CONCERNS over whether some of the 50,000 e-mails the council receives from the public each week are going into a 'black hole' have been calmed by the authority.

Liberal Democrat members accused the council of 'gagging' them by 'refusing to allow' their questions on a number of issues, including the borough's budget, at last Monday's full council meeting at the Town Hall.

The council also withdrew a motion on housing infrastructure.

The town's Liberal Democrat chairman Cllr Ian Marks said party members have been left 'very angry'.

The former council leader added: "The questions were submitted on time but were directed into the council's 'spam inbox'.

"Copies sent to councillors Barr and Walker arrived immediately after being sent and an e-mail sent to the council's chief executive, from the same e-mail account just 17 minutes earlier, arrived perfectly satisfactorily.

"It is not our fault they were treated as spam and the council should accept them as valid questions.

"We have to assume the council is looking for ways to avoid answering our questions on the budget covering waste treatment, adult social care, the proposed housing company, other questions on green bin charges, the libraries working group and HS2 and salt mines.

"The council is saying that it would not have long enough to prepare answers.

"They still had two days when the mistake came to light and in any case you would have hoped they had answers to the budget questions already.

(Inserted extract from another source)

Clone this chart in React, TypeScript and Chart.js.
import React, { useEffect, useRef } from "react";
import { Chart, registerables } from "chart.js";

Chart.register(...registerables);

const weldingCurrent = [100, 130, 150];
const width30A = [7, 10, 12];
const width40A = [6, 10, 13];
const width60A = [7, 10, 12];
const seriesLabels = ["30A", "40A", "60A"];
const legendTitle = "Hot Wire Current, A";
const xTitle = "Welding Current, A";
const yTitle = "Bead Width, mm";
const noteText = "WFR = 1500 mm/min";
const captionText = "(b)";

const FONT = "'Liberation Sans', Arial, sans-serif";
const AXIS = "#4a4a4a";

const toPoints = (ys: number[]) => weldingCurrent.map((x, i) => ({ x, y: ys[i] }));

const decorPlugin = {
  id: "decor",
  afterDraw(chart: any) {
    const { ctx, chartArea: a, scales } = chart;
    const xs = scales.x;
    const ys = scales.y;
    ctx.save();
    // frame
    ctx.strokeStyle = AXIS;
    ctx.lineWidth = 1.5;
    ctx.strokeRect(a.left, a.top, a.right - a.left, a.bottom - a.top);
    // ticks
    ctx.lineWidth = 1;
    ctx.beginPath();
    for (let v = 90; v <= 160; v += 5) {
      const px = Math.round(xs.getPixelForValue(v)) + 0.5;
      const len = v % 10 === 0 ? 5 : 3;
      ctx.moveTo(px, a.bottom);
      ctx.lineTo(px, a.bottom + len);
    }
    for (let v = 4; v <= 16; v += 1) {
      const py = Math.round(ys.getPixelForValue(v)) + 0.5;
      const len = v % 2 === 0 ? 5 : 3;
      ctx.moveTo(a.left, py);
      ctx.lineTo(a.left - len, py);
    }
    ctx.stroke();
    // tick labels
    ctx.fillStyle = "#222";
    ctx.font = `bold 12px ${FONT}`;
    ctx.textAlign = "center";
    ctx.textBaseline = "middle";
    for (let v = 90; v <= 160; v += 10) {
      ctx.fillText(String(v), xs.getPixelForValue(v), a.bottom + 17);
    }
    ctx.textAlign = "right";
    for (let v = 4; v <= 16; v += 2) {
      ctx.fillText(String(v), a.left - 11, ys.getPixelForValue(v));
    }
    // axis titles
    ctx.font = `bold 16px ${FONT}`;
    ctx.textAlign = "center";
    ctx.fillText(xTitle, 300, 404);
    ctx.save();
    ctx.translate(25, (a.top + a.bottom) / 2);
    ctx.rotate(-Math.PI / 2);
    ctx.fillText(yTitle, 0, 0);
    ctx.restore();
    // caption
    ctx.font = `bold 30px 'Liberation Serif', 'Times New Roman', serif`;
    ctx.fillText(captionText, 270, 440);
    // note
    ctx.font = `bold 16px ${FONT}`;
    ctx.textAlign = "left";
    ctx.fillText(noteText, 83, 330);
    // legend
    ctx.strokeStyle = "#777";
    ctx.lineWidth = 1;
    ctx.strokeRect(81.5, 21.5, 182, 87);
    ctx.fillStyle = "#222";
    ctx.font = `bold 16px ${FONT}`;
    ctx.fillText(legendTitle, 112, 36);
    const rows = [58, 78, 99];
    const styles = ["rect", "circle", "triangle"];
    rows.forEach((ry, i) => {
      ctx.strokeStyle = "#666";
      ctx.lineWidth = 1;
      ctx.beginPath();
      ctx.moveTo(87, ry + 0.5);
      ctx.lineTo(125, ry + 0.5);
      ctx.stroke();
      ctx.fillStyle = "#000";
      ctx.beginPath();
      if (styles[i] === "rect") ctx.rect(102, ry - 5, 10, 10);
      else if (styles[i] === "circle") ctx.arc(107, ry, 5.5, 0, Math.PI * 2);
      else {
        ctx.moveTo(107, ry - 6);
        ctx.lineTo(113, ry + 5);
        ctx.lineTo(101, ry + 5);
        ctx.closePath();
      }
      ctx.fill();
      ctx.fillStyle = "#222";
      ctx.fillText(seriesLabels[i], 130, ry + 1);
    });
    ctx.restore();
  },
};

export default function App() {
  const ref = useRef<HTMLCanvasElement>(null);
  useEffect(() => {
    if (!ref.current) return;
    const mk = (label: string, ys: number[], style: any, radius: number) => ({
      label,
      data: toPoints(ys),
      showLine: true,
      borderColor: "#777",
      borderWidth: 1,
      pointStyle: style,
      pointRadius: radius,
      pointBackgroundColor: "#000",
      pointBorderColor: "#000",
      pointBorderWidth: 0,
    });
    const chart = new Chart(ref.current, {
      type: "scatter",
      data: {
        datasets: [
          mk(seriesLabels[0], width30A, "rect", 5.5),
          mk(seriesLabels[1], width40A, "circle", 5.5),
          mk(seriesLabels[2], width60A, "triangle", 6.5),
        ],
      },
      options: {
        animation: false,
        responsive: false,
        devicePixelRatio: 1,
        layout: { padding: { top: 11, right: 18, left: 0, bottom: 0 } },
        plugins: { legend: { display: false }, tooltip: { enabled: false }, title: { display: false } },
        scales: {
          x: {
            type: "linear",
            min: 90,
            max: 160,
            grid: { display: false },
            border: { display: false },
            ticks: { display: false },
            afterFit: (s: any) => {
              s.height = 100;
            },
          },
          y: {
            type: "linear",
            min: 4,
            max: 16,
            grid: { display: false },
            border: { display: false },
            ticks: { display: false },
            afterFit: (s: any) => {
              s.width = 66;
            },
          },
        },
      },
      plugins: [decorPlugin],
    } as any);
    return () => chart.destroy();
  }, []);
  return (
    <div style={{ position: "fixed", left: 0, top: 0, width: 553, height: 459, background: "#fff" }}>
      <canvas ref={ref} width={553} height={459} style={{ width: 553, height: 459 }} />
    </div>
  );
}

"If the questions had been taken at the meeting we would have accepted written answers anyway.

"How many e-mails from the public are going into the same black hole?

"Are these treated as unacceptable in the same way?"

The authority has responded to the criticism.

A spokesman said: "Cllr Marks submitted his question via his personal e-mail account, not his council taxpayer-funded e-mail account.

"We receive 50,000 e-mails from the public every week and it takes a little time to sort these to ensure they reach the intended recipient – this is why it missed the deadline.

"The motion was deemed by the council solicitor to be one that could potentially pre-determine planning decisions and it was on legal advice to withdraw.

"The matter was also was also explained to the Liberal Democrat member.

"The council takes security and information governance very seriously and has modern, up-to-date and efficient IT systems."